Per 1 januari 2024 gelden de volgende wijzigingen in de regels voor werkgevers (met de disclaimer dat de Eerste Kamer nog moet stemmen over de wijzigingen van het Belastingplan 2024):

  • De wettelijke bedragen voor het minimumloon per dag, week en maand verdwijnen. Werkgevers moeten voortaan minimaal het wettelijk minimumloon per uur betalen, dat in de eerste helft van 2024 € 13,27 bedraagt voor fulltimers vanaf 21 jaar.
  • Het lage-inkomensvoordeel (LIV) wordt beperkt, het jeugd-LIV komt ten einde.
  • De maximale onbelaste reiskostenvergoeding stijgt van € 0,21 naar € 0,23 per kilometer.
  • De vrijstelling waarmee werkgevers aan werknemers onbelast een ov-abonnement kunnen verstrekken, wordt verruimd (artikel).
  • Het maximum voor de onbelaste thuiswerkvergoeding gaat omhoog. Deze maand wordt bekendgemaakt met hoeveel precies.
  • De vrije ruimte van de werkkostenregeling wordt kleiner. De vrije ruimte over de eerste € 400.000 van de fiscale loonsom daalt van 3% naar 1,92%. Voor het deel van de loonsom boven de € 400.000 blijft de vrije ruimte 1,18%.
  • Het STAP-budget komt te vervallen. € 73,5 miljoen van het resterende budget gaat naar het budget van de Stimuleringsregeling voor leren en ontwikkelen in mkb-ondernemingen (SLIM). Aan de SLIM wordt een tijdelijke voorziening voor individuele scholing toegevoegd.
  • In veel pensioenregelingen is de toetredingsleeftijd nu nog 21 jaar. Door de Wet toekomst pensioenen (WTP) gaat de ondergrens voor de pensioentoetredingsleeftijd naar 18 jaar.
  • De AOW-gerechtigde leeftijd stijgt van 66 jaar en tien maanden naar 67 jaar.
  • De algemene modelovereenkomst vrije vervanging heeft niet langer waarde voor het vaststellen van de arbeidsrelatie en de samenwerking met zzp’ers.
  • Werken wordt opnieuw meer lonend gemaakt door een verhoging van de arbeidskorting.
  • Het bedrag waarover de 30%-regeling toegepast kan worden voor buitenlandse werknemers, wordt gemaximeerd op € 233.000. Daarnaast heeft de Tweede Kamer gestemd voor een verdere versobering die ertoe leidt dat expats fors minder fiscaal voordeel kunnen krijgen.

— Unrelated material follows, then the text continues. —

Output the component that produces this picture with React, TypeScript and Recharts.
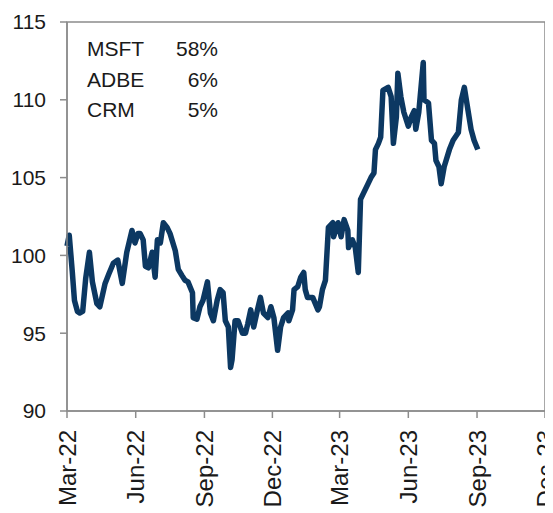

  • In de sociale premies blijft veel gelijk, waaronder de hoge en lage WW-premie. Wel gaat het premietarief voor het Arbeidsongeschiktheidsfonds omhoog: voor kleine werkgevers van 5,82% naar 6,18%, en voor grote werkgevers van 7,11% naar 7,54%. De gemiddelde premies voor de Ziektewet en de WGA dalen juist iets.
  • De premie voor de private aanvulling op de WW en WGA daalt van 0,15% naar 0,08%.
  • Eigenrisicodragers voor de Ziektewet die terugkeren (of dit jaar overstapten) naar de publieke verzekering van UWV, betalen een hogere ‘terugkeerpremie’ (artikel).
  • De maximale transitievergoeding is naar verwachting € 94.000 (behalve voor mensen met een hoger jaarloon dan dat, voor hen is het jaarloon het maximum).
  • Het maximumbedrag dat een werkgever voor de zorgverzekering van een werknemer op het wettelijk minimumloon mag inhouden, is € 1971,20.
  • De maximale onbelaste vrijwilligersvergoeding stijgt van € 1.900 naar € 2.100 per jaar.
  • De Verzamelwet SZW 2024 zorgt voor een aantal kleine wijzigingen, onder andere in de regels voor WAZO-uitkeringen en het ouderschapsverlof.